COMMENT: Young talent isn’t following the money to Wall Street

·3 min read
Exterior of New York Stock Exchange Building with classical architecture of Greece columns and US flags as seen during the day, NYSE Financial organization at Wall Street a symbol for the global and American Economy as one of the most powerful financial institute at lower Manhattan New York City, United States of America. February 2020, NY, USA (Photo by Nicolas Economou/NurPhoto via Getty Images)
Long hours, the pandemic and the lure of startups are taking their toll on recruitment for the traditional investment banks. (PHOTO: Nicolas Economou/NurPhoto via Getty Images)

By Marcus Ashworth

(Bloomberg Opinion) — Deutsche Bank AG is the latest investment bank dangling a juicier carrot at prospective first-year analysts.
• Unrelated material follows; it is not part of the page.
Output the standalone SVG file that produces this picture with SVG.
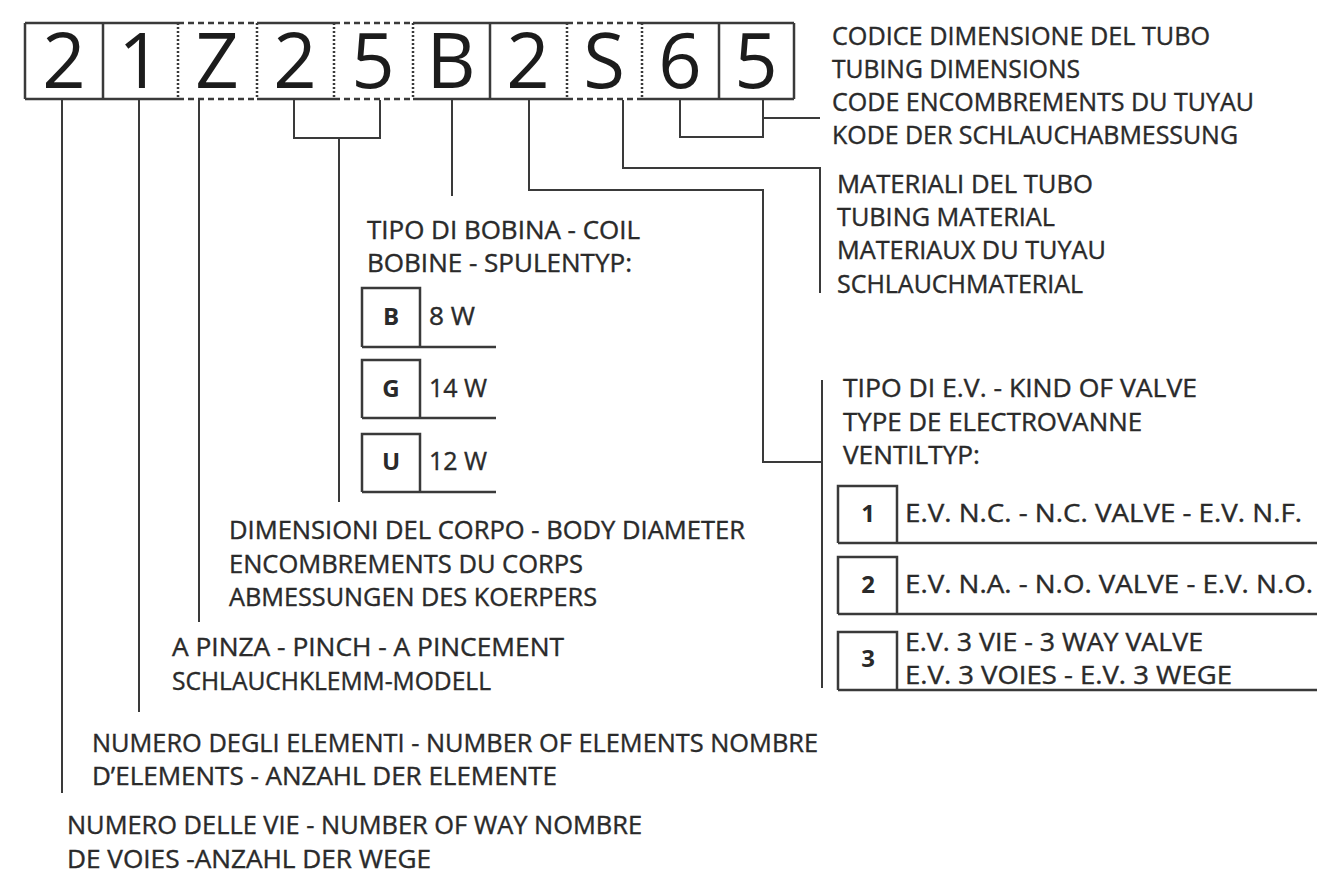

An extra US$10,000 sounds nice but, unfortunately, Wall Street is just appealing to individuals focused on short-term compensation — the kind who won’t hang around long anyway. The banks are going to have to up their game to attract and retain talent. And it’s not all about money.

“There is no substitute for hard work” has long been the industry mantra. But those first few years are brutal. There is now a number for how much toil is required to reach "base-level mastery" at an investment bank: The golden ticket to elite level is 10,000 hours or roughly three years worth of 72-hour weeks, according to Mary Erdoes, chief executive officer of JPMorgan Chase & Co.’s asset and wealth management business.

That’s not going to lure the cohort that banks are courting. A July 16 survey of 16-24-year olds’ mental health from Aviva PLC, the British insurer and wealth manager, showed that not only was this age group the most affected by the pandemic but it has also made 47% of those employed less career-oriented. Nor is the option of then going off to spend more time and money getting an MBA or CFA or both. College students know the real action no longer lies in a dealing room but in a start-up or in a major tech firm. Those may involve long hours too but they also have flexibility — along with a potential shortcut to untold riches, maybe even going into space.

A Wall Street career just isn't what it was. And that is why offering a Peloton bike just won’t cut. Banks must now compete for the best talent with private equity, consultancy and professional services. Apollo Global Management Inc. is offering six-figure bonuses just to retain associates. And everyone wants the kind of recent graduate inculcated in STEM (science, technology, engineering and mathematics) — so the banks are not just competing with private equity but tech and the world of venture capital-fuelled startups too.

According to CBInsights data, nearly US$300 billion has been raised so far this year globally specifically for startups, nearly matching the whole of 2020. In the first six months of 2021, 249 new US$1 billion unicorns were born. And — pay attention, Wall Street — it’s fintech as well as tech. The U.K.-based payments firm Revolut Ltd.'s successful capital raise in mid-July put its valuation at US$33 billion.

The new world of digital banking is going after talent in a different way. The US$95 billion valuation on payments firm Stripe Inc. may have garnered most of the headlines but it has also managed to subtly change its work practices. According to its co-founder and president John Collison, the company has seen "pretty major uptake" on its offer for employees to leave high-cost city centers and WFH. The firm offered a US$20,000 one-off incentive but there is a permanent catch — also a US$10,000 cut in base compensation. Work-related burnout cannot be solved by return to the office alone.

The talent pool is being drawn elsewhere. Traditional investment banks can’t win them back just by upping starting salaries. It’s time to rethink the complete career offering. You can’t run with the bulls all your life.

This column does not necessarily reflect the opinion of the editorial board or Bloomberg LP and its owners.

Marcus Ashworth is a Bloomberg Opinion columnist covering European markets. He spent three decades in the banking industry, most recently as chief markets strategist at Haitong Securities in London.